The 300 Camden school-catering workers who came together to demand and secure a Living Wage.
Business Women’s Link, set up by local women to support women in business across the East Midlands.
Labour must be a natural home for these women. We must celebrate them, engage with them, join them, and learn from their successes.
Of course, as women, we will all have different perspectives, bringing different priorities based on our own life experiences.
But we share a common experience. We know the destruction that is being inflicted by this Tory government, and we know that it is women that have felt the pain the most.
Women are bearing the brunt of the austerity agenda.
Trapped in insecure, low paid jobs.
Women are most affected by the tory government’s ferocious attack on workplace rights - the Trade Union Bill, the introduction of tribunal fees that remove for many women the ability to seek redress and the law’s protection.
Since the introduction of tribunal fees, we have seen a shocking fall in the number of sex discrimination cases, including pregnancy-related discrimination.
It is women too who have been hit the hardest by Tory cuts to family benefits.
85 per cent of total Treasury revenue raised from tax and benefit reforms since 2010 has been taken from women.
And it is women who fill the yawning gap that’s left when our public services – health, social care, support for older or disabled people, services for women fleeing violence, especially services for young or BME women – are under such pressure and collapsing as a result of unprecedented cuts to local authority budgets.
John McDonnell has spoken just this morning about a review of the discrimination faced by women in the economy.
But as women in the Labour movement we have to be doing more than reviewing policy, we have to be fighting these vicious Tory policies head on.
We have to be out of Westminster and out of our town halls, fighting, campaigning with women in our communities, our workplaces and our trade unions.
Sharing our experiences, standing up together, speaking out – campaigning for a different, better, bolder future for women everywhere.
Jeremy has said that the time for timid measures is over.
He’s right. Equality and Justice for women will be achieved by thinking bigger and bolder.
Working for the changes that will transform women’s lives
Big ideas -
Like universal childcare.
An education system routeing young women into the jobs and careers that deliver economically for our country and prosperity and success for women.

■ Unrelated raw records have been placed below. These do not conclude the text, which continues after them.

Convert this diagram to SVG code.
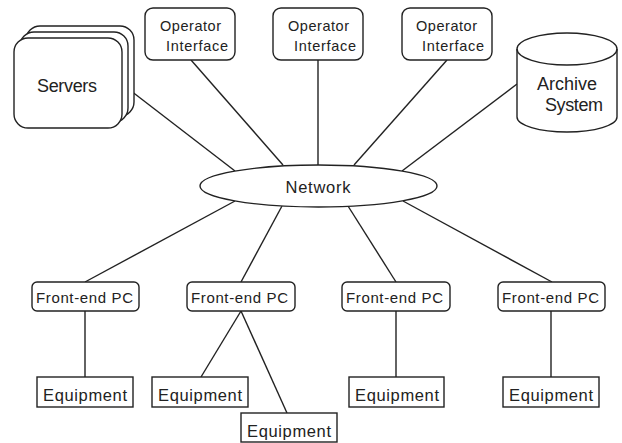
<svg xmlns="http://www.w3.org/2000/svg" width="622" height="443" viewBox="0 0 622 443">
<style>
.b{fill:#fff;stroke:#222;stroke-width:1.4}
.l{stroke:#222;stroke-width:1.4;fill:none}
text{font-family:"Liberation Sans",Arial,sans-serif;fill:#222}
.oi{font-size:14.5px}
.fe{font-size:15px}
.eq{font-size:16.5px}
.big{font-size:18px}
</style>
<rect width="622" height="443" fill="#fff"/>
<g id="connectors">
<line class="l" x1="122" y1="84" x2="235" y2="171"/>
<line class="l" x1="191" y1="60" x2="283" y2="165"/>
<line class="l" x1="318" y1="60" x2="318" y2="165"/>
<line class="l" x1="447" y1="60" x2="354" y2="165"/>
<line class="l" x1="517" y1="84" x2="402" y2="171"/>
<line class="l" x1="235" y1="201" x2="85" y2="282"/>
<line class="l" x1="282" y1="206" x2="241" y2="282"/>
<line class="l" x1="348" y1="206" x2="396" y2="282"/>
<line class="l" x1="403" y1="201" x2="552" y2="282"/>
<line class="l" x1="85" y1="311" x2="85" y2="377"/>
<line class="l" x1="241" y1="311" x2="201" y2="377"/>
<line class="l" x1="241" y1="311" x2="287" y2="413"/>
<line class="l" x1="396" y1="311" x2="396" y2="377"/>
<line class="l" x1="551" y1="311" x2="551" y2="377"/>
</g>
<g id="servers">
<rect class="b" x="26" y="26" width="108" height="90" rx="14"/>
<rect class="b" x="20" y="32" width="108" height="90" rx="14"/>
<rect class="b" x="14" y="38" width="108" height="90" rx="14"/>
<text class="big" x="67" y="92" text-anchor="middle" textLength="60">Servers</text>
</g>
<g id="oi1">
<rect class="b" x="145" y="8" width="90" height="52" rx="8"/>
<text class="oi" x="160" y="31" textLength="61">Operator</text>
<text class="oi" x="166" y="51" textLength="62">Interface</text>
</g>
<g id="oi2">
<rect class="b" x="273" y="8" width="90" height="52" rx="8"/>
<text class="oi" x="288" y="31" textLength="61">Operator</text>
<text class="oi" x="294" y="51" textLength="62">Interface</text>
</g>
<g id="oi3">
<rect class="b" x="402" y="8" width="90" height="52" rx="8"/>
<text class="oi" x="416" y="31" textLength="61">Operator</text>
<text class="oi" x="422" y="51" textLength="62">Interface</text>
</g>
<g id="archive">
<path class="b" d="M517,49 L517,117 A50,15 0 0 0 617,117 L617,49 A50,16 0 0 0 517,49 Z"/>
<path class="l" d="M517,49 A50,16 0 0 0 617,49"/>
<text class="big" x="537" y="90" textLength="60">Archive</text>
<text class="big" x="545" y="111" textLength="58">System</text>
</g>
<g id="network">
<ellipse class="b" cx="318.5" cy="186" rx="118.5" ry="21"/>
<text x="318" y="193" font-size="16.5" text-anchor="middle" textLength="65">Network</text>
</g>
<g id="fe1">
<rect class="b" x="32" y="282" width="107" height="29" rx="5"/>
<text class="fe" x="36" y="303" textLength="97">Front-end PC</text>
</g>
<g id="fe2">
<rect class="b" x="187" y="282" width="108" height="29" rx="5"/>
<text class="fe" x="191" y="303" textLength="97">Front-end PC</text>
</g>
<g id="fe3">
<rect class="b" x="342" y="282" width="108" height="29" rx="5"/>
<text class="fe" x="346" y="303" textLength="97">Front-end PC</text>
</g>
<g id="fe4">
<rect class="b" x="498" y="282" width="107" height="29" rx="5"/>
<text class="fe" x="502" y="303" textLength="97">Front-end PC</text>
</g>
<g id="eq1">
<rect class="b" x="37" y="377" width="96" height="30"/>
<text class="eq" x="43" y="401" textLength="84">Equipment</text>
</g>
<g id="eq2">
<rect class="b" x="152" y="377" width="96" height="30"/>
<text class="eq" x="158" y="401" textLength="84">Equipment</text>
</g>
<g id="eq3">
<rect class="b" x="241" y="413" width="96" height="29"/>
<text class="eq" x="247" y="437" textLength="84">Equipment</text>
</g>
<g id="eq4">
<rect class="b" x="349" y="377" width="95" height="30"/>
<text class="eq" x="355" y="401" textLength="84">Equipment</text>
</g>
<g id="eq5">
<rect class="b" x="503" y="377" width="96" height="30"/>
<text class="eq" x="509" y="401" textLength="84">Equipment</text>
</g>
</svg>
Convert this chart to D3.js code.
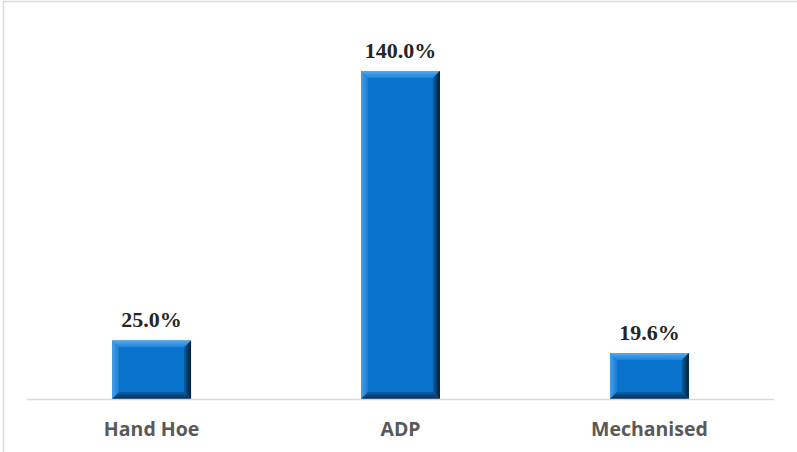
<!DOCTYPE html>
<html>
<head>
<meta charset="utf-8">
<script src="https://cdn.jsdelivr.net/npm/d3@7/dist/d3.min.js"></script>
<style>
  html, body { margin: 0; padding: 0; background: #fff; }
  svg { display: block; }
</style>
</head>
<body>
<svg id="chart" width="797" height="452"></svg>
<script>
// Share of cost by cultivation method
const categories = ["Hand Hoe", "ADP", "Mechanised"];
const values = [25.0, 140.0, 19.6];
const valueLabels = ["25.0%", "140.0%", "19.6%"];

const W = 797, H = 452;
const svg = d3.select("#chart");

// chart area frame
svg.append("line").attr("x1", 3.5).attr("x2", 3.5).attr("y1", 1).attr("y2", H)
  .attr("stroke", "#d9d9d9").attr("stroke-width", 1.5);
svg.append("line").attr("x1", 3).attr("x2", W).attr("y1", 1.5).attr("y2", 1.5)
  .attr("stroke", "#d9d9d9").attr("stroke-width", 1.5);

const margin = { left: 27, right: 23, top: 71, bottom: 53 };
const baseY = H - margin.bottom; // 399

const x = d3.scaleBand()
  .domain(categories)
  .range([margin.left, W - margin.right])
  .paddingInner(0.683)
  .paddingOuter(0.342);

const y = d3.scaleLinear()
  .domain([0, 140])
  .range([baseY, margin.top]);

// bevel gradients
const defs = svg.append("defs");
function grad(id, x1, y1, x2, y2, stops) {
  const g = defs.append("linearGradient").attr("id", id)
    .attr("x1", x1).attr("y1", y1).attr("x2", x2).attr("y2", y2);
  stops.forEach(s => g.append("stop").attr("offset", s[0]).attr("stop-color", s[1]));
}
grad("bevTop", 0, 0, 0, 1, [[0, "#5aa9ec"], [1, "#1a82d8"]]);
grad("bevLeft", 0, 0, 1, 0, [[0, "#4a9ee6"], [1, "#167ed6"]]);
grad("bevRight", 0, 0, 1, 0, [[0, "#0a5fa6"], [0.6, "#07365f"], [1, "#041e36"]]);
grad("bevBottom", 0, 0, 0, 1, [[0, "#0a5fa6"], [0.6, "#074378"], [1, "#062c50"]]);

const bev = 7;
const bars = svg.append("g").selectAll("g")
  .data(categories.map((c, i) => ({ c, v: values[i], label: valueLabels[i] })))
  .join("g");

bars.each(function (d) {
  const g = d3.select(this);
  const x0 = x(d.c), x1 = x0 + x.bandwidth();
  const y0 = y(d.v), y1 = y(0);
  g.append("rect").attr("x", x0).attr("y", y0)
    .attr("width", x1 - x0).attr("height", y1 - y0).attr("fill", "#0872cc");
  const poly = (pts, fill) => g.append("polygon")
    .attr("points", pts.map(p => p.join(",")).join(" ")).attr("fill", fill);
  poly([[x0, y0], [x1, y0], [x1 - bev, y0 + bev], [x0 + bev, y0 + bev]], "url(#bevTop)");
  poly([[x0, y0], [x0 + bev, y0 + bev], [x0 + bev, y1 - bev], [x0, y1]], "url(#bevLeft)");
  poly([[x1, y0], [x1, y1], [x1 - bev, y1 - bev], [x1 - bev, y0 + bev]], "url(#bevRight)");
  poly([[x0, y1], [x0 + bev, y1 - bev], [x1 - bev, y1 - bev], [x1, y1]], "url(#bevBottom)");
});

// value labels
bars.append("text")
  .attr("x", d => x(d.c) + x.bandwidth() / 2)
  .attr("y", d => y(d.v) - 13)
  .attr("text-anchor", "middle")
  .attr("font-family", "'Liberation Serif', 'Times New Roman', serif")
  .attr("font-weight", "bold")
  .attr("font-size", 22)
  .attr("fill", "#262626")
  .text(d => d.label);

// baseline
svg.append("line")
  .attr("x1", margin.left).attr("x2", W - margin.right)
  .attr("y1", baseY + 0.5).attr("y2", baseY + 0.5)
  .attr("stroke", "#d9d9d9").attr("stroke-width", 1.5);

// category axis
const axis = svg.append("g")
  .attr("transform", `translate(0,${baseY})`)
  .call(d3.axisBottom(x).tickSize(0).tickPadding(37));
axis.select(".domain").remove();
axis.selectAll("text")
  .attr("font-family", "'Open Sans', sans-serif")
  .attr("font-weight", "bold")
  .attr("font-size", 19.5)
  .attr("fill", "#595959")
  .attr("dy", 0);
</script>
</body>
</html>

78 per cent of those working in health and social care, one of the lowest-paid sectors, are women.
88 per cent of those working in STEM (Science, Technology, Engineering and Mathematics) industries, a high-paying sector, are men.
We must change that.
And we must fight for strong rights at work - from equal pay, to the protection of pregnant workers, to the right to work flexibly at every level in an organisation, and the right to organise.
We must have zero tolerance of physical violence, of abuse of women on social media, highlighted by Yvette Cooper this morning, of the failure of our justice system to deliver effective protection for women and to pursue and prosecute offenders.

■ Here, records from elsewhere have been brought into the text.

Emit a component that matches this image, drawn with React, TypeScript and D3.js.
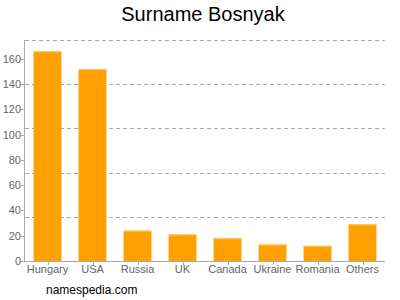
import React from "react";
import * as d3 from "d3";

const categories = ["Hungary", "USA", "Russia", "UK", "Canada", "Ukraine", "Romania", "Others"];
const values = [166, 152, 24, 21, 18, 13, 12, 29];
const yTicks = [0, 20, 40, 60, 80, 100, 120, 140, 160];
const title = "Surname Bosnyak";
const footer = "namespedia.com";

export default function App() {
  const W = 400, H = 300;
  const left = 25, right = 385, top = 40, bottom = 261;
  const x = d3.scaleBand<string>().domain(categories).range([left, right]).paddingInner(0.38).paddingOuter(0.19);
  const y = d3.scaleLinear().domain([0, 175]).range([bottom, top]);
  const grid = d3.range(1, 6).map((i) => bottom - ((bottom - top) * i) / 5);
  const font = "Liberation Sans, Arial, sans-serif";
  return (
    <svg width={W} height={H} style={{ position: "absolute", left: 0, top: 0, background: "#fff" }}>
      <text x={203} y={21} textAnchor="middle" fontFamily={font} fontSize={20} fill="#000">{title}</text>
      {grid.map((g, i) => (
        <line key={i} x1={left} x2={right} y1={Math.round(g) + 0.5} y2={Math.round(g) + 0.5} stroke="#aaa" strokeDasharray="4,3" strokeWidth={1} />
      ))}
      {categories.map((c, i) => {
        const bx = x(c)!;
        const by = y(values[i]);
        return (
          <g key={c}>
            <rect x={bx} y={by} width={x.bandwidth()} height={bottom - by} fill="#FFA000" />
            <rect x={bx} y={by} width={x.bandwidth()} height={1} fill="#FFC455" />
          </g>
        );
      })}
      <line x1={left - 0.5} x2={left - 0.5} y1={top} y2={bottom} stroke="#aaa" />
      <line x1={left} x2={right} y1={bottom + 0.5} y2={bottom + 0.5} stroke="#aaa" />
      {yTicks.map((t) => (
        <g key={t}>
          <line x1={left - 4} x2={left} y1={Math.round(y(t)) + 0.5} y2={Math.round(y(t)) + 0.5} stroke="#aaa" />
          <text x={left - 4} y={y(t) + 4} textAnchor="end" fontFamily={font} fontSize={11} fill="#666">{t}</text>
        </g>
      ))}
      {categories.map((c) => {
        const cx = x(c)! + x.bandwidth() / 2;
        return (
          <g key={c}>
            <line x1={Math.round(cx) + 0.5} x2={Math.round(cx) + 0.5} y1={bottom} y2={bottom + 4} stroke="#aaa" />
            <text x={cx} y={273} textAnchor="middle" fontFamily={font} fontSize={11} fill="#666">{c}</text>
          </g>
        );
      })}
      <text x={46} y={294} fontFamily={font} fontSize={12} fill="#000">{footer}</text>
    </svg>
  );
}
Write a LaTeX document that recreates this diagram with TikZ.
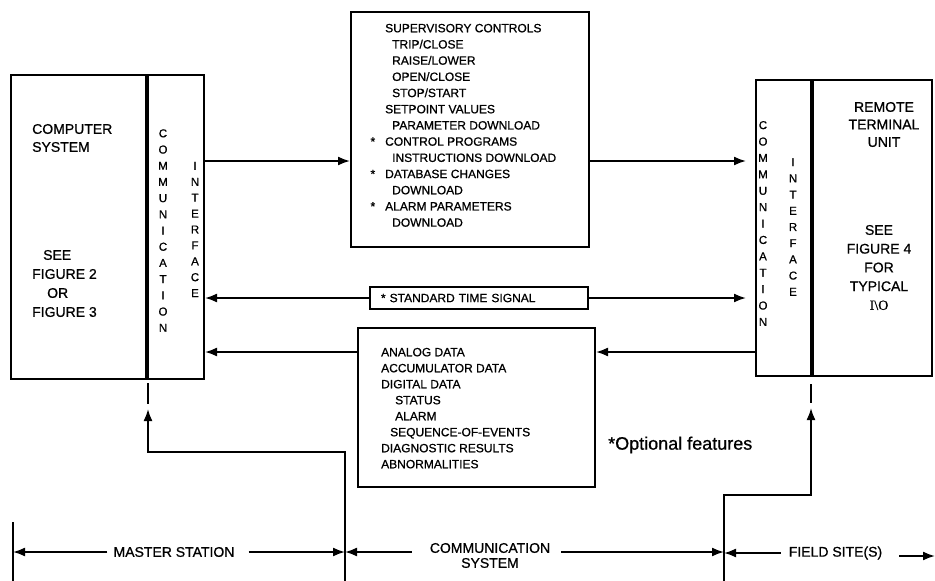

We’ll fight till every woman is safe everywhere - because the public realm belongs to us just as much as it belongs to men and we have the right to feel free and safe in it.

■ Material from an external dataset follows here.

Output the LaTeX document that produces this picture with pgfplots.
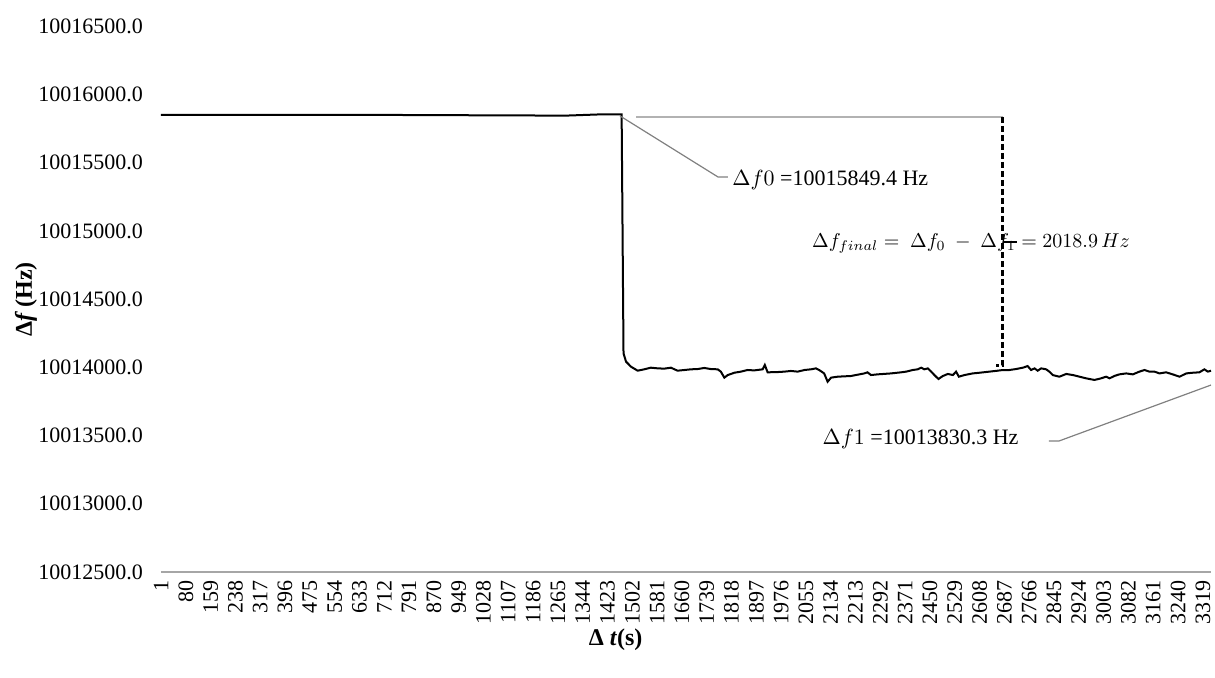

And we will insist that we teach every young person about respect and dignity for all - including through compulsory sex and relationship education.
These are the things we’ve talked of today.
The changes you’re insisting on.
In government, we made progress towards them.
But the Tories have moved swiftly and fiercely to undo that progress.
So we’ve also learnt that radical change, change that lasts, needs to be built on solid foundations.
It needs to be built with women up and down the country who are organising and leading in business, in the workplace and in their communities, changing the way we do politics.
And that means changing the way our party does business.
Labour already hold power across many Local Authorities.
Yet only 12.3 per cent of local authority leaders in England are women (2014), compared to 16.6 per cent in 2004.
There are only 19 Labour Women Council leaders across the whole of the country.
Who raises the impact of policy on women and other groups at the council when so few of us are present at the top?
And we must look at the way our party operates.
Evening meetings, weekend canvassing sessions, early morning starts, time away from home, are the norm not the exception in party politics.
That needs to change if more women are to succeed in our movement, particularly those women for whom engagement and participation is more difficult – the low waged forced to work longer, often unsociable hours, single parents and mothers who are students, having to work as well as study.
We need to change our decision-making processes, within our party and the wider Labour movement. We must ensure women’s representation at every level, in the party leadership, at the top of our unions, and among our senior party officers.
Our politicians and leaders right across public life must ask themselves – whose voices do you listen to? Who do you surround yourself with? Who do you take most seriously? Who is missing from your discussions, both in the advice that you take and in decision making? Who is affected by these decisions? Why aren’t they in the room?
These are the challenges you’ve been posing today.
But our job isn’t just to ask questions and highlight problems.
Women have done enough asking and waiting.
Now is the time for action.
For the change that puts women centre stage, invigorates our party, makes us resilient and stronger.
And I tell you something, our party, with powerful women at its heart - it might be scary for some - it will definitely scare the Tories.
We will be stronger, tougher, rooted in our communities, working with our sisters everywhere
This is women’s time in our movement.
So everything we have insisted today – let us make it happen.
It’s our time, it’s time for change - as women, let’s seize the moment.